We all need guidance in life, and for many people, faith is the only power that can help us overcome obstacles. Religion is a powerful thing, and many believe there’s a force that controls everything in this world.
When it comes to deities, Jesus Christ is the only savior for some people. He has been showing us the way in life.
But, how did he really look like?
Frescoes in churches describe Him as a middle-aged man with blond hair, fair complexion and bright eyes, probably green or blue.
This appearance was shared among generations, and that’s how many people imagine him.
Carlos F. Cardoza-Orlandi, associate professor of world Christianity at Columbia Theological Seminary in Atlanta explains that the culture and tradition of artists affected this belief.
He said, “While Western imagery is dominant, in other parts of the world he is often shown as black, Arab, or Hispanic.”
Did Jesus Christ really look like this?
British scientists and Israeli archaeologists joined forces a few years go. They wanted to give us the answer we’ve been looking for.
They recreated the face using forensic anthropology. Richard Neave, a retired medical artist, and leading scientist of the study, explains that the image they created was the limit of accuracy that can be reached when using all the available data. They took into consideration social lives, habitation and nutrition in the first century AD.

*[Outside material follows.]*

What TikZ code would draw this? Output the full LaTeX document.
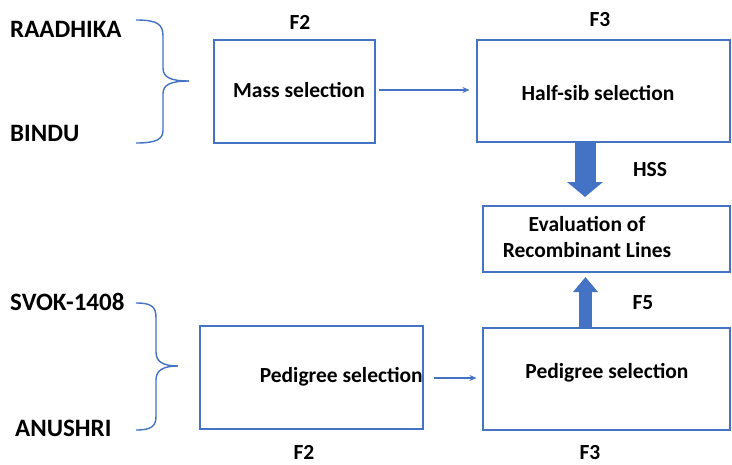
\documentclass[tikz,border=0pt]{standalone}
\usepackage{fontspec}
\setmainfont{Carlito}
\usetikzlibrary{arrows.meta}
\definecolor{bl}{HTML}{4472C4}
\begin{document}
\begin{tikzpicture}[x=1pt,y=-1pt,
  box/.style={draw=bl,line width=1.1pt,inner sep=0pt},
  txt/.style={font=\bfseries\fontsize{21.5}{25}\selectfont,inner sep=0pt,text=black},
  parentlbl/.style={font=\bfseries\fontsize{25}{29}\selectfont,inner sep=0pt,text=black},
  brace/.style={draw=bl,line width=1.4pt},
  thin arrow/.style={draw=bl,line width=1.1pt,-{Stealth[length=7pt,width=6pt]}},
  fat/.style={draw=bl,-{Triangle[width=#1]}}]
\useasboundingbox (0,0) rectangle (732,464);
% boxes
\node[box,minimum width=161pt,minimum height=103pt] (mass) at (294.5,91.5) {};
\node[txt] (masst) at (299,90) {Mass selection};
\node[box,minimum width=253pt,minimum height=102pt] (hs) at (603.5,91) {};
\node[txt] (hst) at (598,93) {Half-sib selection};
\node[box,minimum width=247pt,minimum height=66pt] (ev) at (606.5,239) {};
\node[txt,align=center] (evt) at (587,237) {Evaluation of\\[1pt]Recombinant Lines};
\node[box,minimum width=223pt,minimum height=103pt] (p1) at (311.5,377.5) {};
\node[txt,anchor=east] (p1t) at (423,377) {Pedigree selection};
\node[box,minimum width=247pt,minimum height=102pt] (p2) at (606.5,379) {};
\node[txt] (p2t) at (607,373) {Pedigree selection};
% labels
\node[parentlbl,anchor=west] (ra) at (10,29) {RAADHIKA};
\node[parentlbl,anchor=west] (bi) at (10,133) {BINDU};
\node[parentlbl,anchor=west] (sv) at (10,302) {SVOK-1408};
\node[parentlbl,anchor=west] (an) at (15,428) {ANUSHRI};
\node[txt] (f2a) at (300,22) {F2};
\node[txt] (f3a) at (600,20) {F3};
\node[txt] (hss) at (650,170) {HSS};
\node[txt] (f5) at (643,303) {F5};
\node[txt] (f2b) at (304,452) {F2};
\node[txt] (f3b) at (590,453) {F3};
% braces
\draw[brace] (136,20) .. controls (157,20) and (163,24) .. (163,36) -- (163,68)
  .. controls (163,77) and (170,81) .. (189,81);
\draw[brace] (189,81) .. controls (170,81) and (163,85) .. (163,94) -- (163,130)
  .. controls (163,139) and (157,143) .. (136,143);
\draw[brace] (136,303) .. controls (152,303) and (156,307) .. (156,318) -- (156,352)
  .. controls (156,361) and (162,366) .. (178,366);
\draw[brace] (178,366) .. controls (162,366) and (156,371) .. (156,380) -- (156,416)
  .. controls (156,426) and (152,430) .. (136,430);
% connectors
\draw[thin arrow,shorten <=3pt,shorten >=7pt] (mass.east|-0,90) -- (hs.west|-0,90);
\draw[thin arrow,shorten <=10pt,shorten >=6pt] (p1.east|-0,378) -- (p2.west|-0,378);
\coordinate (dtop) at (585,142);
\coordinate (dbot) at (585,197);
\draw[fat=35pt,line width=21pt,-{Triangle[width=35pt,length=15pt]}] (dtop) -- (dbot);
\coordinate (utop) at (585.5,277);
\coordinate (ubot) at (585.5,328);
\draw[fat=24pt,line width=13pt,-{Triangle[width=24pt,length=15pt]}] (ubot) -- (utop);
\end{tikzpicture}
\end{document}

The group of scientists X-rayed three Semite skulls from that era. The sculls were found by Israeli archaeologist. They used computerized tomography to create “slices” of the skulls. In the next stage, they calculated the measurements and did a research on muscle and skin tissues.
That’s how thy built the 3D reconstruction of the face and the cast of the skull. The scientists used clay to finish the face, using the measurements calculated in the process.
When it comes to hair, complexion and eyes, they used the data obtained from artwork found in archaeological sites.
Neave has already reconstructed the faces of King Midas of Phrygia and King Phillip II of Macedonia, the father of Alexander the Great.
The final result is really different from what we have seen so far. It shows an image of a bearded man with tanned complexion, hazel eyes, wide face, and short curly hair. These features were common in Middle Eastern Jews in the Galilee area of Northern Israel.
For Neave, this is just a portrait of an adult man who lived in the same era as Jesus.
“This is probably a lot closer to the truth than the work of many great masters,” Allison Galloway, professor of anthropology at the University of California explained.